И, пожалуй, на мне этот ген и остановится. Принял решение и сделал вазэктомию, чтобы даже случайно не получилось. Хватит. Ужасно, когда болеют взрослые, а когда дети… и говорить не хочется.
Обычно эту операцию делают только тем, кто старше тридцати пяти и у кого не меньше двоих детей. Но мне сделали без каких-либо проблем. По заключению генетика.
Разве после этого мог я думать об Оле? Зачем я ей такой нужен? Она нормальный человек, конечно, хочет детей, семью. Я и сам всегда считал, что семья без детей ненастоящая и не может быть счастливой.
Приказал себе не думать о ней. Но, как ни странно, заставляла меня вспоминать об Оле Лера, которая раз в три месяца приезжала во Францию. То заговорит о ее передаче, то вспомнит что-то смешное, связанное с ней…
Смотрел на Веронику и даже завидовал Лере. Ну, и пусть, что рак. Лечится же, идёт на поправку… А самое главное, они с Киром сдали анализ на поломку генов, и ретинобластома Вероники оказалась случайной генетической ошибкой. Им можно было рожать других детей, здоровых… И они родили.
А мне нельзя. Невозможно теперь.
Все равно я поддавался слабости. Раз в год. Приезжал на встречу выпускников в надежде хоть издалека посмотреть на то, какой Оля стала. Хоть полчаса поговорить с ней, как раньше, по-дружески.
Я не хотел и не собирался никаких отношений с ней строить. Хотя, это было то, о чем я долго мечтал. Но разве можно бороться со своим сердцем?
Настоящий закон подлости. Именно сейчас я ей нравлюсь, она готова на отношения, а я не могу с ней так поступить.
До нашего поцелуя я ещё надеялся, что все не зайдёт так далеко. Целовал ее и думал: наконец-то, я ее получил, теперь она моя. И в то же время меня разрывало изнутри: отпусти ее. Не трожь! Ей нужен нормальный муж, дети, а не такой, как я. Бракованный.
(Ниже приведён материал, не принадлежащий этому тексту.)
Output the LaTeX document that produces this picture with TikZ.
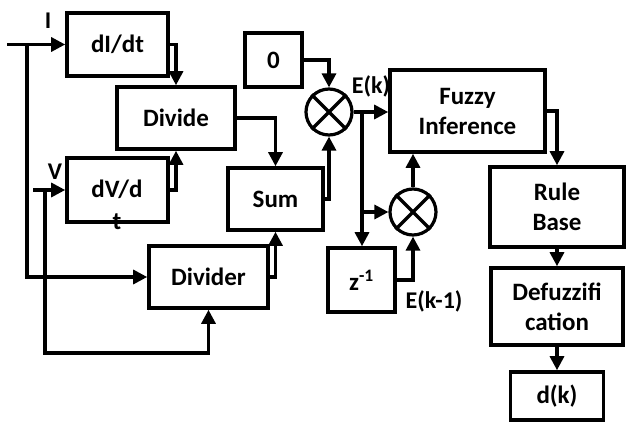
\documentclass[tikz,border=0pt]{standalone}
\usepackage{fontspec}
\setmainfont{Carlito}
\usetikzlibrary{arrows.meta,calc}
\begin{document}
\begin{tikzpicture}[x=1pt,y=-1pt,
  box/.style={draw,line width=3.6pt,rectangle,inner sep=0pt,align=center,
    font=\fontsize{25}{30}\selectfont\bfseries},
  sumc/.style={draw,line width=3.2pt,circle,minimum size=46pt,inner sep=0pt},
  lbl/.style={font=\fontsize{24}{28}\selectfont\bfseries,inner sep=0pt},
  arr/.style={line width=3.2pt,-{Triangle[length=14pt,width=14pt]}},
  ln/.style={line width=3.2pt}]
\useasboundingbox (0,0) rectangle (627,423);
% boxes
\node[box,minimum width=101pt,minimum height=63pt] (dIdt) at (117.5,44.5) {dI/dt};
\node[box,minimum width=118pt,minimum height=62pt] (divide) at (176,118) {Divide};
\node[box,minimum width=101pt,minimum height=64pt] (dVdt) at (117.5,190) {};
\node[lbl,anchor=base,font=\fontsize{25}{30}\selectfont\bfseries] (dVtxt) at (117,197) {dV/d};
\node[lbl,anchor=base,font=\fontsize{25}{30}\selectfont\bfseries] (ttxt) at (117,229) {t};
\node[box,minimum width=119pt,minimum height=62pt] (divider) at (208.5,277) {Divider};
\node[box,minimum width=95pt,minimum height=62pt] (sum) at (275.5,199) {Sum};
\node[box,minimum width=57pt,minimum height=54pt] (zero) at (273.5,60) {0};
\node[box,minimum width=155pt,minimum height=82pt] (fuzzy) at (467.5,111) {Fuzzy\\Inference};
\node[box,minimum width=67pt,minimum height=64pt] (zinv) at (361.5,280) {z\textsuperscript{-1}};
\node[box,minimum width=134pt,minimum height=80pt] (rule) at (557,207) {Rule\\Base};
\node[box,minimum width=132pt,minimum height=77pt] (defuzz) at (557,306.5) {Defuzzifi\\cation};
\node[box,minimum width=93pt,minimum height=48pt] (dk) at (557,396) {d(k)};
% summing junctions
\node[sumc] (c1) at (329,112) {};
\node[sumc] (c2) at (413,212) {};
\foreach \c in {c1,c2}{
  \draw[line width=3.2pt] (\c.45) -- (\c.225) (\c.135) -- (\c.-45);
}
% labels
\node[lbl] (Ilbl) at (48,21) {I};
\node[lbl] (Vlbl) at (55,172) {V};
\node[lbl] (Eklbl) at (371,86) {E(k)};
\node[lbl] (Ek1lbl) at (434,301) {E(k-1)};
% coordinates
\coordinate (Iin) at (7,44.5);
\coordinate (Ij) at (27,44.5);
\coordinate (Vin) at (33,190);
\coordinate (Vj) at (45,190);
\coordinate (vb) at (45,353);
\coordinate (b1) at (362,112);
% connectors
\draw[arr] (Iin) -- (dIdt.west);
\draw[arr] (Ij) |- (divider.west);
\draw[arr] (Vin) -- (dVdt.west);
\draw[arr] (Vj) -- (vb) -| (divider.south);
\draw[arr] (dIdt.east) -| (divide.north);
\draw[arr] (dVdt.east) -| (divide.south);
\draw[arr] (divide.east) -| (sum.north);
\draw[arr] (divider.east) -| (sum.south);
\draw[arr] (sum.east) -| (c1.south);
\draw[arr] (zero.east) -| (c1.north);
\draw[arr] (c1.east) -- (c1.east -| fuzzy.west);
\draw[arr] (b1) -- (zinv.north -| b1);
\draw[arr] (b1 |- c2) -- (c2.west);
\draw[arr] (zinv.east) -| (c2.south);
\draw[arr] (c2.north) -- (c2.north |- fuzzy.south);
\draw[arr] (fuzzy.east) -| (rule.north);
\draw[arr] (rule.south) -- (rule.south |- defuzz.north);
\draw[arr] (defuzz.south) -- (defuzz.south |- dk.north);
\end{tikzpicture}
\end{document}
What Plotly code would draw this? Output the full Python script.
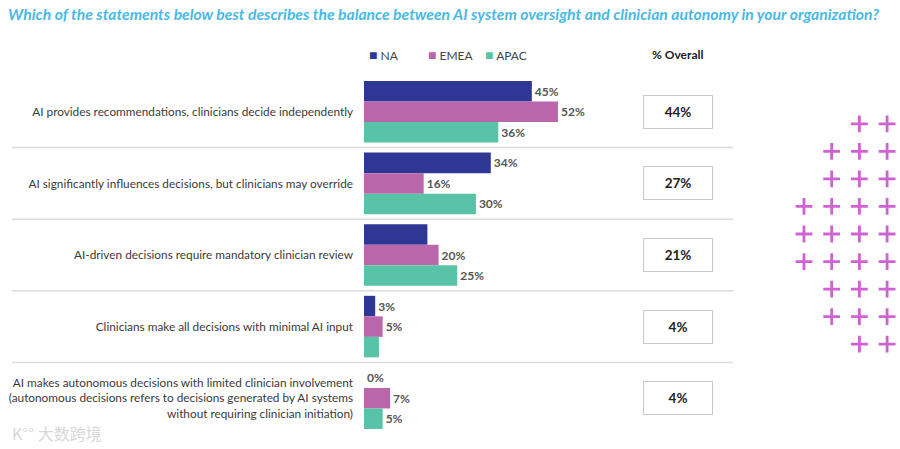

Но после всего, что между нами произошло за последнюю неделю. (Самую счастливую неделю моей жизни и до, и после, всегда, чтобы ни произошло). У меня не осталось сил, чтобы от неё отказаться самостоятельно. Это невозможно. Кажется, если меня привязать к дереву цепями, я их все равно вырву и пойду к ней.
Но если Оля не примет и не захочет… Я попытаюсь снова ее забыть. Хотя, наперёд знаю, что не получится. Не получалось и раньше, а теперь точно знаю: это дело безнадёжное.
***
– Что ты хочешь мне рассказать? – спрашивает Оля и кладёт свою ладонь на мою. Смотрю в ее глаза, не могу выдавить из себя ни слова.